• [Short task]
From the listing below, restate word for word the lines from the line containing "Convert this chart to Plotly code." down through the line containing "fig = go.Figure()". Exclude pictures.

[START Dataset excerpts]

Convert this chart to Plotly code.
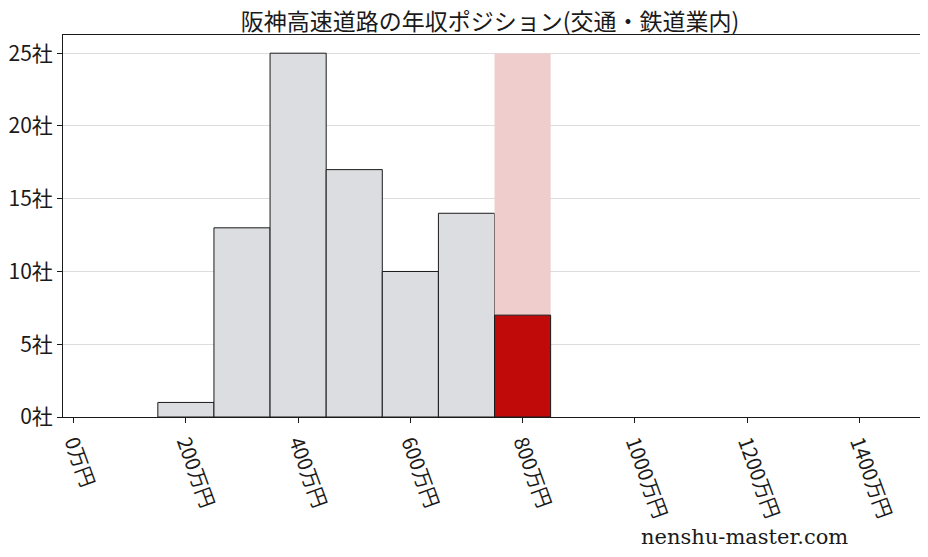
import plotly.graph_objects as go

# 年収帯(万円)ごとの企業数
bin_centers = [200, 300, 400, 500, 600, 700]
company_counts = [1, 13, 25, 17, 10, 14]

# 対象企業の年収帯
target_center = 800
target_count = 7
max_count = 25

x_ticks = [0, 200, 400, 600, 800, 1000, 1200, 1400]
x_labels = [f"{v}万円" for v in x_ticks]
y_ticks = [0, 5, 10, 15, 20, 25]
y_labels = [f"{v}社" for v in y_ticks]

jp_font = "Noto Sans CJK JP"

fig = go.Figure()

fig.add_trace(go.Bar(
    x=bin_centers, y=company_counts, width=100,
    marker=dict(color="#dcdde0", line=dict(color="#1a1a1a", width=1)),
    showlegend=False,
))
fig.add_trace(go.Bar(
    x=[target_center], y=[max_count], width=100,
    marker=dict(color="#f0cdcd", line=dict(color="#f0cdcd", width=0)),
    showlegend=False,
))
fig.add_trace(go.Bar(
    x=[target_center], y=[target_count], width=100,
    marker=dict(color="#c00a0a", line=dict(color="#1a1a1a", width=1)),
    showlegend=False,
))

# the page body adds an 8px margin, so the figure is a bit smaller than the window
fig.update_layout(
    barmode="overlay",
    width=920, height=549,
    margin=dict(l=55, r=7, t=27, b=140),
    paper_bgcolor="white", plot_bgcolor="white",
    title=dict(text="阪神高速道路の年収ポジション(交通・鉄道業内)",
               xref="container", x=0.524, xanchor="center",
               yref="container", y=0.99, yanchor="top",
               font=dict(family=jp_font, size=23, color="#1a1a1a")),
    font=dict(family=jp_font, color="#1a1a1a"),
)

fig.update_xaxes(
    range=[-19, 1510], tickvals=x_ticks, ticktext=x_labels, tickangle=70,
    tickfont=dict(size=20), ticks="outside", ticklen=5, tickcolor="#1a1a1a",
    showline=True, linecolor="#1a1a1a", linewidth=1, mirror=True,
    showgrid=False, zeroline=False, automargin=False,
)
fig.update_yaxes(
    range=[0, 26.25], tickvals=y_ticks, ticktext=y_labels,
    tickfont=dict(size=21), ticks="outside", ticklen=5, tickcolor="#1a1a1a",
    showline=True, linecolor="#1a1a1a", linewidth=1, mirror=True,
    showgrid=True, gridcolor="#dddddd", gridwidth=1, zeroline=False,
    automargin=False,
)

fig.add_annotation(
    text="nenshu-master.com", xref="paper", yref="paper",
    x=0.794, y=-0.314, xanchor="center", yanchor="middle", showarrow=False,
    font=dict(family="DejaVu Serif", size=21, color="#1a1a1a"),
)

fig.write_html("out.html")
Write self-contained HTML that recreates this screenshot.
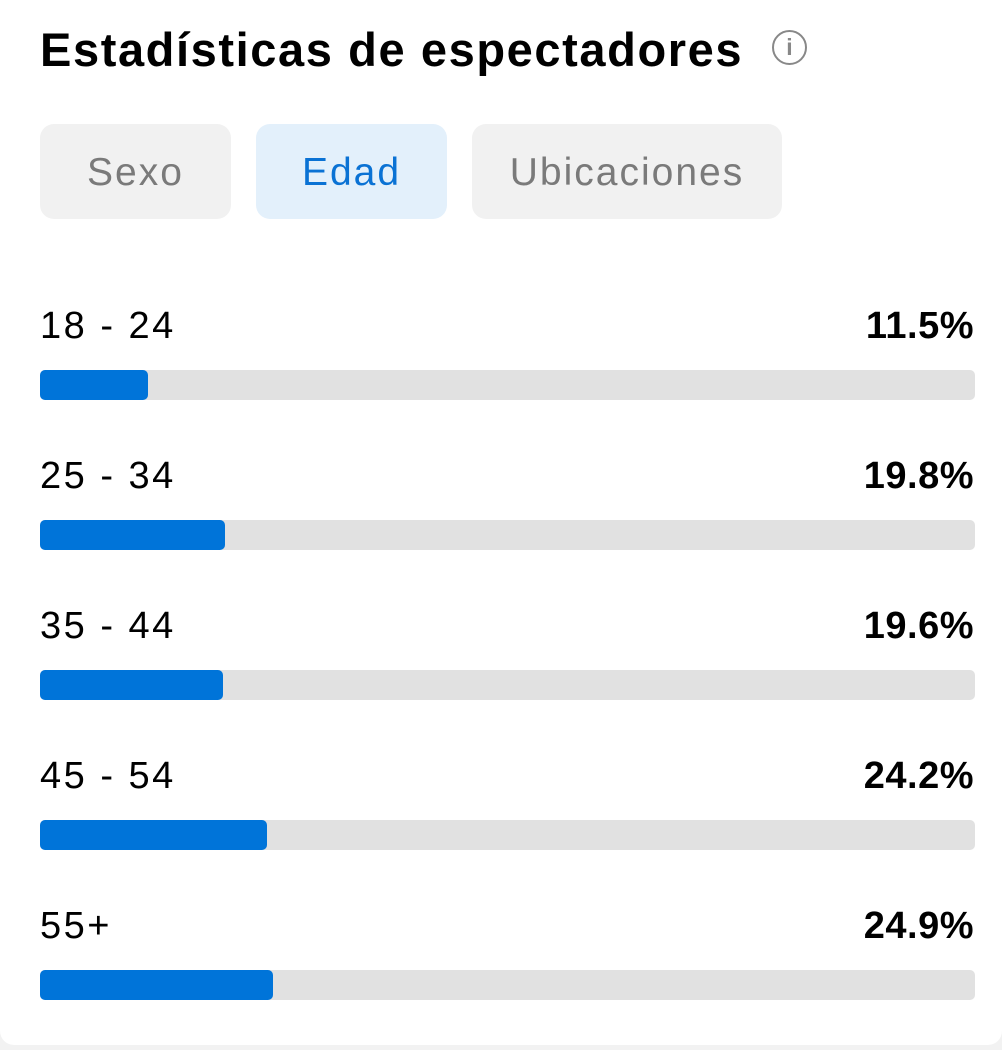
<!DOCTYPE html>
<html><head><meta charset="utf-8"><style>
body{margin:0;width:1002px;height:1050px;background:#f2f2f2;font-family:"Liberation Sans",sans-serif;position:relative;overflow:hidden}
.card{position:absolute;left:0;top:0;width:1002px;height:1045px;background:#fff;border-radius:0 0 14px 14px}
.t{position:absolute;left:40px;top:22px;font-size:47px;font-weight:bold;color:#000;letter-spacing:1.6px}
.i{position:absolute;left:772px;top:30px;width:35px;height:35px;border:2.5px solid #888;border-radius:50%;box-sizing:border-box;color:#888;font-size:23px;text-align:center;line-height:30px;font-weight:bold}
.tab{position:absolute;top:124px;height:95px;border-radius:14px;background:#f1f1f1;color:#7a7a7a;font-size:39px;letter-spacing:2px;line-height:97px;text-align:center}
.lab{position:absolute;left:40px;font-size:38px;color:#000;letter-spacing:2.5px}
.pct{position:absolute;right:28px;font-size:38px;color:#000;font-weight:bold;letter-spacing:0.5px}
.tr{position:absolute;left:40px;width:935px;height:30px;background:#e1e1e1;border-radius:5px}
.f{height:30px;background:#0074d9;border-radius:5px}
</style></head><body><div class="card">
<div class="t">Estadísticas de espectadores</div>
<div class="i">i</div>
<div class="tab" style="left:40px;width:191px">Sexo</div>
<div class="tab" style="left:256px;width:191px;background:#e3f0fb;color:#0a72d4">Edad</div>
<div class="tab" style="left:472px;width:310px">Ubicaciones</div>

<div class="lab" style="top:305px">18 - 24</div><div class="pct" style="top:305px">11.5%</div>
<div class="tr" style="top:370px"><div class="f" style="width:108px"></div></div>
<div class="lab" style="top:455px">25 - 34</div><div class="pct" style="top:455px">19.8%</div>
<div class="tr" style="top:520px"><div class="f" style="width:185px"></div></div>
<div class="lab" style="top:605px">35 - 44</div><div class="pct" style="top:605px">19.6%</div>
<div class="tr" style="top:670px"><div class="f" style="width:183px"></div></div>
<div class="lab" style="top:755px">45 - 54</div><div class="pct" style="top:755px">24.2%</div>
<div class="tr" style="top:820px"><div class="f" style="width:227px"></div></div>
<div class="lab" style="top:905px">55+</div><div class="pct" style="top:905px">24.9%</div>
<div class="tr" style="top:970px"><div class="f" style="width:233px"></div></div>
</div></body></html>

[END Dataset excerpts]
[START Dataset excerpts]

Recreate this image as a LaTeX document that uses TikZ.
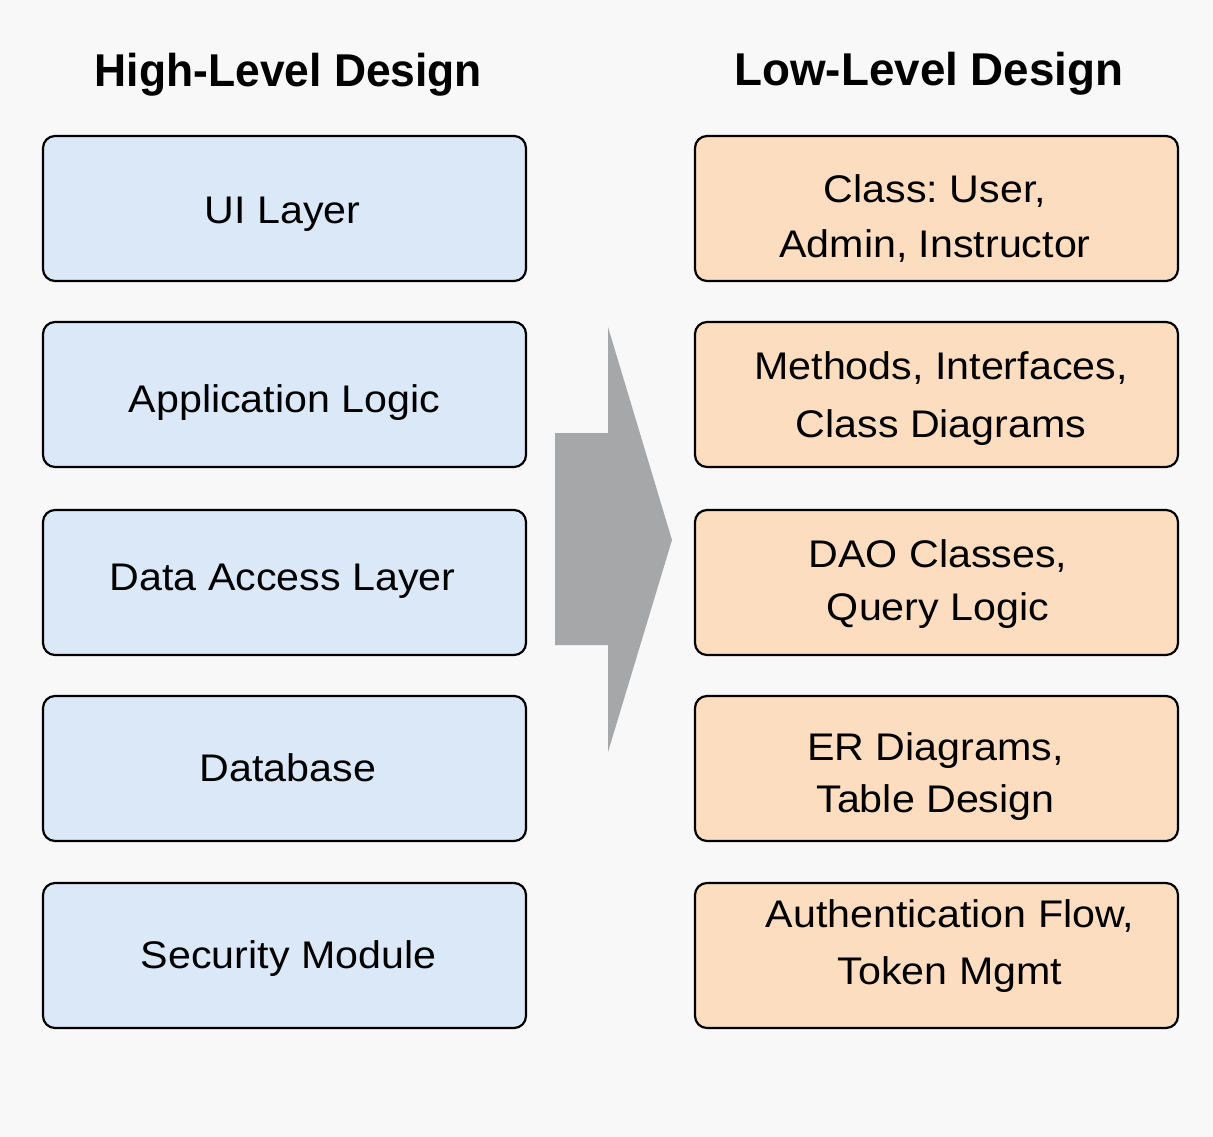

[END Dataset excerpts]

• [Complete answer]
Convert this chart to Plotly code.
import plotly.graph_objects as go

# 年収帯(万円)ごとの企業数
bin_centers = [200, 300, 400, 500, 600, 700]
company_counts = [1, 13, 25, 17, 10, 14]

# 対象企業の年収帯
target_center = 800
target_count = 7
max_count = 25

x_ticks = [0, 200, 400, 600, 800, 1000, 1200, 1400]
x_labels = [f"{v}万円" for v in x_ticks]
y_ticks = [0, 5, 10, 15, 20, 25]
y_labels = [f"{v}社" for v in y_ticks]

jp_font = "Noto Sans CJK JP"

fig = go.Figure()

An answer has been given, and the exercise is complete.